The same csv file that we just saved to disk can be imported into R again by specifying the path where it exists:

dat <- read_csv(here::here("participation", "data", "gap_asia_2007.csv"))
dat

Notice that the output of the imported file is the same as the original tibble. read_csv() was intelligent enough to detect the types of the columns. This won’t always be true so it’s worth checking! In particular, be on the lookout for any columns it imports as col_character()!

The read_csv() function has many additional options including the ability to specify column types (e.g., is “1990” a year or a number?), skip columns, skip rows, rename columns on import, trim whitespace, and more.

To control the column types, use the cols() function:

dat <- read_csv(
  here::here("participation", "data", "gap_asia_2007.csv"),
  col_types = cols(
    country = col_factor(),
    continent = col_factor(),
    year = col_date(format = "%Y"),
    .default = col_double() # all other columns as numeric (double)
  )
)
dat

By default, it leaves all columns as col_guess(), but it’s better to be explicit.

Another important option to set is the na argument, which specifies what values to treat as NA on import. By default, read_csv() treats blank cells (i.e., "") and cells with "NA" as missing. You might need to change this (e.g., if missing values are entered as -999).
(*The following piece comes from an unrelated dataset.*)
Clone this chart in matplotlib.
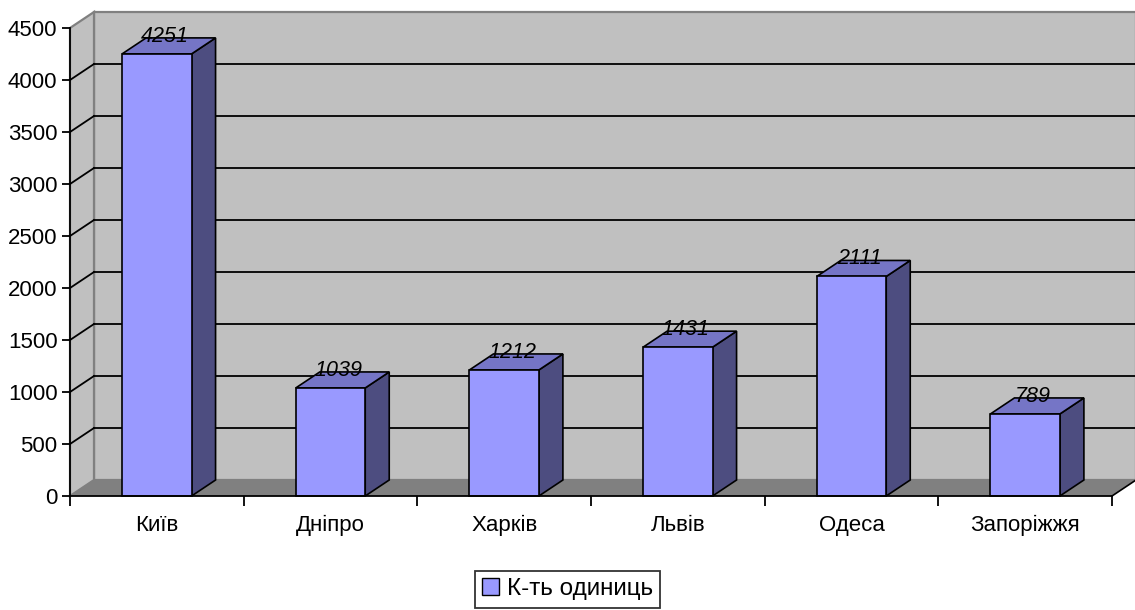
import matplotlib.pyplot as plt
from matplotlib.patches import Polygon, Patch

plt.rcParams['font.family'] = ['Liberation Sans', 'DejaVu Sans']

# --- data ---
cities = ['Київ', 'Дніпро', 'Харків', 'Львів', 'Одеса', 'Запоріжжя']
counts = [4251, 1039, 1212, 1431, 2111, 789]
series_name = 'К-ть одиниць'
y_ticks = list(range(0, 4501, 500))

# --- style ---
FRONT = '#9999FF'
TOP = '#7575C6'
SIDE = '#4D4D80'
WALL = '#C0C0C0'
FLOOR = '#808080'
EDGE = '#808080'
FS = 16

fig = plt.figure(figsize=(11.35, 6.1), dpi=100)
ax = fig.add_axes([70 / 1135, 114 / 610, 1042 / 1135, 468 / 610])
ax.set_xlim(-0.5, len(cities) - 0.5)
ax.set_ylim(0, 4500)
ax.patch.set_visible(False)

# depth offset of the back plane, given in pixels and turned into data units
x_px = ax.get_position().width * fig.get_figwidth() * fig.dpi / (len(cities))
y_px = ax.get_position().height * fig.get_figheight() * fig.dpi / 4500
DX = 24 / x_px
DY = 16 / y_px

x0, x1 = -0.5, len(cities) - 0.5
y0, y1 = 0, 4500


def poly(pts, fc, ec, lw, z):
    p = Polygon(pts, closed=True, facecolor=fc, edgecolor=ec, linewidth=lw,
                zorder=z, clip_on=False, joinstyle='miter')
    ax.add_patch(p)


# walls and floor
poly([(x0 + DX, y0 + DY), (x1 + DX, y0 + DY), (x1 + DX, y1 + DY), (x0 + DX, y1 + DY)],
     WALL, EDGE, 1.6, 1)
poly([(x0, y0), (x0 + DX, y0 + DY), (x0 + DX, y1 + DY), (x0, y1)], WALL, EDGE, 1.6, 1)
poly([(x0, y0), (x1, y0), (x1 + DX, y0 + DY), (x0 + DX, y0 + DY)], FLOOR, 'none', 0, 1.5)
ax.plot([x1, x1 + DX], [y0, y0 + DY], color='black', lw=1.2, zorder=1.6, clip_on=False)

# gridlines on the back wall and side wall
for v in y_ticks[1:-1]:
    ax.plot([x0 + DX, x1 + DX], [v + DY, v + DY], color='black', lw=1.3, zorder=2,
            clip_on=False)
    ax.plot([x0, x0 + DX], [v, v + DY], color='black', lw=1.3, zorder=2, clip_on=False)

# 3-D columns
W = 0.4
for i, v in enumerate(counts):
    l, r = i - W / 2, i + W / 2
    poly([(r, 0), (r + DX, DY), (r + DX, v + DY), (r, v)], SIDE, 'black', 1.2, 3)
    poly([(l, v), (r, v), (r + DX, v + DY), (l + DX, v + DY)], TOP, 'black', 1.2, 3)
    poly([(l, 0), (r, 0), (r, v), (l, v)], FRONT, 'black', 1.2, 3.1)
    ax.text(i + 0.045, v + DY + 15, str(v), ha='center', va='center',
            fontsize=FS - 0.5, style='italic', zorder=5)

# axes
for s in ['top', 'right']:
    ax.spines[s].set_visible(False)
for s in ['left', 'bottom']:
    ax.spines[s].set_linewidth(1.3)
    ax.spines[s].set_zorder(4)
ax.set_yticks(y_ticks)
ax.tick_params(axis='y', direction='out', length=6, width=1.3, pad=3, labelsize=FS)
ax.set_xticks([i - 0.5 for i in range(len(cities) + 1)])
ax.set_xticklabels([])
ax.set_xticks(range(len(cities)), minor=True)
ax.set_xticklabels(cities, minor=True, fontsize=FS, va='baseline')
ax.tick_params(axis='x', which='major', direction='out', length=7, width=1.3)
ax.tick_params(axis='x', which='minor', length=0, pad=25)

# legend
handle = Patch(facecolor=FRONT, edgecolor='black', linewidth=1)
leg = fig.legend([handle], [series_name], loc='lower center', bbox_to_anchor=(0.5, 0.0),
                 fontsize=FS + 1.5, frameon=True, fancybox=False, handlelength=0.7,
                 handleheight=0.7, handletextpad=0.3, borderpad=0.3,
                 borderaxespad=0.1)
leg.get_frame().set_edgecolor('black')
leg.get_frame().set_linewidth(1.3)

fig.savefig('out.png', dpi=100)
Note that readxl::read_excel() by default only has na = c("") (no "NA")!

dat <- read_csv(
  here::here("participation", "data", "gap_asia_2007.csv"),
  col_types = cols(
    country = col_factor(),
    continent = col_factor(),
    year = col_date(format = "%Y"),
    .default = col_double() # all other columns as numeric (double)
  ),
  na = c("", "NA", -99, "No response")
)
dat